Muttrah Souq, located in Muscat, is technically older and perhaps more famous than Nizwa’s eponymous souq. However, Muttrah’s offerings are more commercial and distinctly less interesting than those of Nizwa’s souq. Since Nizwa is less than two hours from Muscat, it would be a missed opportunity to skip the visit.
Upon entering Nizwa, visitors are immediately treated to a lovely view: sandstone building upon sandstone building, surrounded by a fertile valley covered with palm trees. There’s enough dry land, though, that when it rains, Nizwa’s air is infused with an invigorating petrichor. To find Nizwa’s souq, just look for two salient structures: the Nizwa Fort, which stands next to the Friday Mosque’s large, motif-covered dome.

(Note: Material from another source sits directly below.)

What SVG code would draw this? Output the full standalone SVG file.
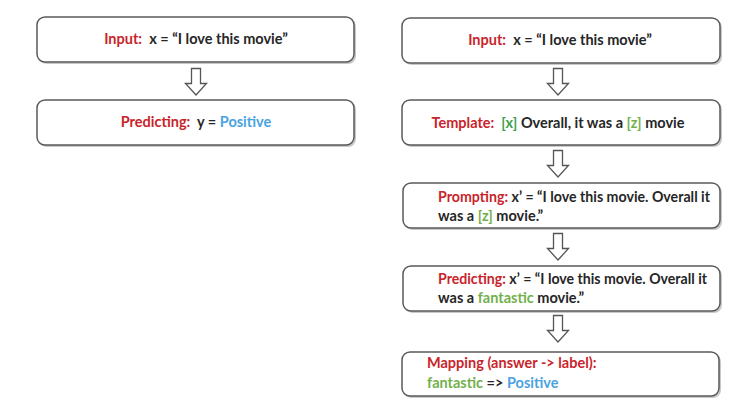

Just below these two landmarks, to the southern side of the mosque, lies the souq.
While most of the souq was renovated into beautiful modern architecture that pays homage to ancient Oman, there is a more historical section that all visitors must explore: the old East Souq. It was left untouched during renovations, thus retaining its original earthen arches, carved wooden doors, and stone streets.
Like most souqs, Nizwa’s marketplace has an assortment of produce, meat, fish, traditional clothing, jewelry, and ornate coffee pots and kettles. What is most interesting is the more traditional offerings, like the Bahla pottery, beautiful in its simplicity, and the khanjars, which are j-shaped knives that Omani men wear tucked into leather belts.
When you’re ready to explore the rest of this town, be sure to buy some dates from the souq before you leave — Oman is famous for them.